New red sandstone quarry to open in Scotland

Bruce and Rose Shelley of Sutherland Stonework are opening a new red sandstone quarry in Golspie in The Highlands on the east coast of Scotland 70 miles south of John O\'Groats.

Bruce Shelley is a director of his family\'s firm of Arcadian Stone in Golspie and has been working stone for 20 years. He continues to use local stones, including the marbles of Ledmore and Skye, to produce lamps, clocks, vases and other products for Arcadian Stone\'s shop, which has a museum of geology and fossils associated with it.

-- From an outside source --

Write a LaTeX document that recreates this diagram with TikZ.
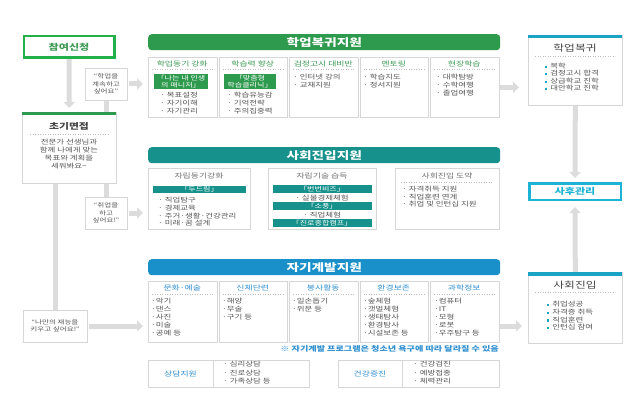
\documentclass[tikz,border=0pt]{standalone}
\usepackage{fontspec}
\setmainfont{Noto Sans CJK KR}[FakeStretch=1.3]
\usetikzlibrary{arrows.meta,backgrounds}
\definecolor{gr}{HTML}{2E9A4E}
\definecolor{grt}{HTML}{3E9B55}
\definecolor{grb}{HTML}{22B04A}
\definecolor{tl}{HTML}{16918B}
\definecolor{bl}{HTML}{1A90CB}
\definecolor{blt}{HTML}{2E8FD0}
\definecolor{cy}{HTML}{1CB3D6}
\definecolor{rb}{HTML}{1AA3C4}
\definecolor{tx}{HTML}{555555}
\definecolor{hx}{HTML}{444444}
\definecolor{hg}{HTML}{707070}
\definecolor{ar}{HTML}{DCDCDC}
\definecolor{bd}{HTML}{D6D6D6}
\newcommand{\sqb}{{\color{rb}\rule[0.6pt]{2.2pt}{2.2pt}}\hspace{3pt}}
\begin{document}
\begin{tikzpicture}[x=1pt,y=-1pt,
 box/.style={draw=bd, fill=white, line width=0.6pt, inner sep=0pt, anchor=north west},
 bar/.style={rounded corners=3.5pt, inner sep=0pt, text=white, font=\fontsize{10.5}{12}\selectfont\bfseries, minimum width=352pt, minimum height=16pt, anchor=north west},
 lst/.style={anchor=north west, inner sep=0pt, align=left, text=tx, font=\fontsize{6.5}{8}\selectfont},
 hd/.style={inner sep=0pt, font=\fontsize{6.8}{8}\selectfont},
 lab/.style={inner sep=0pt, text=white, align=center, font=\fontsize{6.2}{7}\selectfont},
 arr/.style={draw=ar, line width=5pt, -{Triangle[length=6pt,width=11pt]}},
 conn/.style={draw=ar, line width=5pt},
 quote/.style={draw=bd, fill=white, line width=0.6pt, align=center, text=tx, font=\fontsize{5.8}{7.5}\selectfont, inner sep=0pt},
 dots/.style={draw=gray!50, dotted, line width=0.5pt}]
\useasboundingbox (0,0) rectangle (639,401);

% ---------- left column ----------
\node[draw=grb, line width=2.5pt, fill=white, minimum width=90.5pt, minimum height=21.5pt, inner sep=0pt, text=grt, font=\fontsize{8.5}{10}\selectfont\bfseries] (apply) at (69,47) {참여신청};

\node[box, minimum width=94pt, minimum height=71pt] (intv) at (22,112) {};
\fill[gr] (intv.north west) rectangle ++(94,3.5);
\node[inner sep=0pt, text=hx, font=\fontsize{8.3}{10}\selectfont\bfseries] (intvt) at (69,126) {초기면접};
\draw[dots] (30,134) -- (108,134);
\node[inner sep=0pt, align=center, text=tx, font=\fontsize{6.5}{8.2}\selectfont] (intvx) at (69,154) {전문가 선생님과\\함께 나에게 맞는\\목표와 계획을\\세워봐요{\char"7E}};

\node[quote, minimum width=42pt, minimum height=32pt] (q1) at (106,84) {“학업을\\계속하고\\싶어요”};
\node[quote, minimum width=42pt, minimum height=32pt] (q2) at (106,213) {“취업을\\하고\\싶어요!”};
\node[quote, minimum width=64pt, minimum height=32pt] (q3) at (55,326) {“나만의 재능을\\키우고 싶어요!”};

% ---------- section bars ----------
\node[bar, fill=gr] (bar1) at (148,34) {학업복귀지원};
\node[bar, fill=tl] (bar2) at (148,147) {사회진입지원};
\node[bar, fill=bl] (bar3) at (148,259) {자기계발지원};

% ---------- row 1 ----------
\foreach \i/\x in {a/148,b/218.5,c/289,d/359.5,e/430}{
  \node[box, minimum width=68.5pt, minimum height=60pt] (r1\i) at (\x,57) {};
  \draw[dots] (\x+4,69.5) -- (\x+64.5,69.5);
}
\node[hd, text=grt] (h1a) at (182.25,63.5) {학업동기 강화};
\node[hd, text=grt] (h1b) at (252.75,63.5) {학습력 향상};
\node[hd, text=grt] (h1c) at (323.25,63.5) {검정고시 대비반};
\node[hd, text=grt] (h1d) at (393.75,63.5) {멘토링};
\node[hd, text=grt] (h1e) at (464.25,63.5) {현장학습};
\node[lab, fill=gr, minimum width=54pt, minimum height=15pt] (l1a) at (181,81.5) {「나는 내 인생\\의 매니저」};
\node[lab, fill=gr, minimum width=52pt, minimum height=15pt] (l1b) at (250,81.5) {「맞춤형\\학습클리닉」};
\node[lst] (t1a) at (160,92.3) {· 목표설정\\· 자기이해\\· 자기관리};
\node[lst] (t1b) at (227,92.3) {· 학습유능감\\· 기억전략\\· 주의집중력};
\node[lst] (t1c) at (293,74.3) {· 인터넷 강의\\· 교재지원};
\node[lst] (t1d) at (363,74.3) {· 학습지도\\· 정서지원};
\node[lst] (t1e) at (436,74.3) {· 대학탐방\\· 수학여행\\· 졸업여행};

% ---------- row 2 ----------
\node[box, minimum width=102pt, minimum height=61pt] (r2a) at (148,168) {};
\node[box, minimum width=108pt, minimum height=61pt] (r2b) at (268,168) {};
\node[box, minimum width=104pt, minimum height=61pt] (r2c) at (395,168) {};
\node[hd, text=hg] (h2a) at (199,176) {자립동기강화};
\node[hd, text=hg] (h2b) at (322,176) {자립기술 습득};
\node[hd, text=hg] (h2c) at (447,176) {사회진입 도약};
\draw[dots] (401,182.5) -- (493,182.5);
\node[lab, fill=tl, minimum width=93pt, minimum height=7.5pt] (l2a) at (199.5,189.5) {「두드림」};
\node[lst, font=\fontsize{6.5}{7.7}\selectfont] (t2a) at (158,197.3) {· 직업탐구\\· 경제교육\\· 주거·생활·건강관리\\· 미래·꿈 설계};
\node[lab, fill=tl, minimum width=99pt, minimum height=8pt] (l2b1) at (322,189) {「번번비즈」};
\node[lst, anchor=north, align=center] (t2b1) at (322,194.5) {· 실물경제체험};
\node[lab, fill=tl, minimum width=99pt, minimum height=8pt] (l2b2) at (322,206) {「소풍」};
\node[lst, anchor=north, align=center] (t2b2) at (322,211.5) {· 직업체험};
\node[lab, fill=tl, minimum width=99pt, minimum height=8pt] (l2b3) at (322,223) {「진로종합캠프」};
\node[lst, font=\fontsize{6.5}{7.2}\selectfont] (t2c) at (402,186.3) {· 자격취득 지원\\· 직업훈련 연계\\· 취업 및 인턴십 지원};

% ---------- row 3 ----------
\foreach \i/\x in {a/148,b/218.5,c/289,d/359.5,e/430}{
  \node[box, minimum width=68.5pt, minimum height=61pt] (r3\i) at (\x,281) {};
  \draw[dots] (\x+4,294.5) -- (\x+64.5,294.5);
}
\node[hd, text=blt] (h3a) at (182.25,288) {문화·예술};
\node[hd, text=blt] (h3b) at (252.75,288) {신체단련};
\node[hd, text=blt] (h3c) at (323.25,288) {봉사활동};
\node[hd, text=blt] (h3d) at (393.75,288) {환경보존};
\node[hd, text=blt] (h3e) at (464.25,288) {과학정보};
\node[lst] (t3a) at (151,298.3) {·악기\\·댄스\\·사진\\·미술\\·공예 등};
\node[lst] (t3b) at (222,298.3) {·해양\\·무술\\·구기 등};
\node[lst] (t3c) at (292,298.3) {·일손돕기\\·위문 등};
\node[lst] (t3d) at (363,298.3) {·숲체험\\·갯벌체험\\·생태탐사\\·환경탐사\\·시설보존 등};
\node[lst] (t3e) at (434,298.3) {·컴퓨터\\·IT\\·모형\\·로봇\\·우주탐구 등};
\node[anchor=east, inner sep=0pt, text=blt, font=\fontsize{7}{8}\selectfont\bfseries] (note) at (499,349) {※ 자기계발 프로그램은 청소년 욕구에 따라 달라질 수 있음};

\node[box, minimum width=161pt, minimum height=27pt] (cs) at (148,360) {};
\draw[draw=bd, line width=0.6pt] (213,360) -- (213,387);
\node[hd, text=blt] (cst) at (180.5,373.5) {상담지원};
\node[lst, font=\fontsize{6.5}{8.5}\selectfont] (csl) at (223,361.3) {· 심리상담\\· 진로상담\\· 가족상담 등};
\node[box, minimum width=161pt, minimum height=27pt] (hl) at (338,360) {};
\draw[draw=bd, line width=0.6pt] (402,360) -- (402,387);
\node[hd, text=blt] (hlt) at (370,373.5) {건강증진};
\node[lst, font=\fontsize{6.5}{8.5}\selectfont] (hll) at (413,361.3) {· 건강검진\\· 예방접종\\· 체력관리};

% ---------- right column ----------
\node[box, minimum width=94pt, minimum height=70pt] (ret) at (528,35) {};
\fill[rb] (ret.north west) rectangle ++(94,3.5);
\node[inner sep=0pt, text=hx, font=\fontsize{9}{10}\selectfont] (rett) at (575,48.5) {학업복귀};
\draw[dots] (535,56) -- (615,56);
\node[lst, font=\fontsize{6.5}{7.5}\selectfont] (retl) at (545,62.8) {\sqb 복학\\\sqb 검정고시 합격\\\sqb 상급학교 진학\\\sqb 대안학교 진학};

\node[draw=cy, line width=2.5pt, fill=white, minimum width=91.5pt, minimum height=16.5pt, inner sep=0pt, text=cy, font=\fontsize{8.5}{10}\selectfont\bfseries] (aft) at (575,191.5) {사후관리};

\node[box, minimum width=94pt, minimum height=71pt] (soc) at (528,272) {};
\fill[rb] (soc.north west) rectangle ++(94,3.5);
\node[inner sep=0pt, text=hx, font=\fontsize{9}{10}\selectfont] (soct) at (575,285) {사회진입};
\draw[dots] (535,292) -- (615,292);
\node[lst, font=\fontsize{6.5}{7.7}\selectfont] (socl) at (547,301.3) {\sqb 취업성공\\\sqb 자격증 취득\\\sqb 직업훈련\\\sqb 인턴십 참여};

% ---------- connectors ----------
\begin{scope}[on background layer]
\fill[white] (0,0) rectangle (639,401);
\draw[arr, shorten >=4pt] (apply.south) -- (intv.north);
\draw[conn] (q1.south) -- (q1.south |- intv.north);
\draw[conn] (q2.north) -- (q2.north |- intv.south);
\draw[conn] (q3.north) -- (q3.north |- intv.south);
\draw[arr, shorten <=2pt, shorten >=5pt] (q1.east) -- (q1.east -| r1a.west);
\draw[arr, shorten <=2pt, shorten >=5pt] (q2.east) -- (q2.east -| r2a.west);
\draw[arr, shorten <=2pt, shorten >=5pt] (q3.east) -- (q3.east -| r3a.west);
\draw[arr, shorten >=9pt] (r1e.east) -- (r1e.east -| ret.west);
\draw[arr, shorten >=6pt] (q3.east -| r3e.east) -- (q3.east -| soc.west);
\draw[arr, shorten >=4pt] (ret.south) -- (aft.north);
\draw[arr, shorten >=6pt] (soc.north) -- (aft.south);
\end{scope}
\end{tikzpicture}
\end{document}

The Shelleys also make street furniture and fireplaces and are currently shaping and lettering Caithness flagstone signs for the gateposts of a park in Glasgow.

"We\'re up to our eyes in work at the moment," says Rose. "We keep thinking things might quieten down, but they haven\'t."

Bruce moved out of the Arcadian Stone workshop three years ago to set himself in a bigger workshop just along the road to offer opportunities to expand.

Developing the quarry has taken several years. It took 30 months to secure a lease on the land. Planning permission was finally given last year and now the final obstacle is proving to be getting insurance, although Sutherland Stonework have invested in a 900mm diameter ASM saw and a hydraulic splitter and do intend to open the quarry this summer to supply block and sawn stone, as well as walling and paving products.

There are other red sandstone quarries in the area, but the quarry Sutherland plan to open will be a new site. Initial proposals are to extract 300 tonnes of the stone in a year. The stone will be drilled and lifted off the face.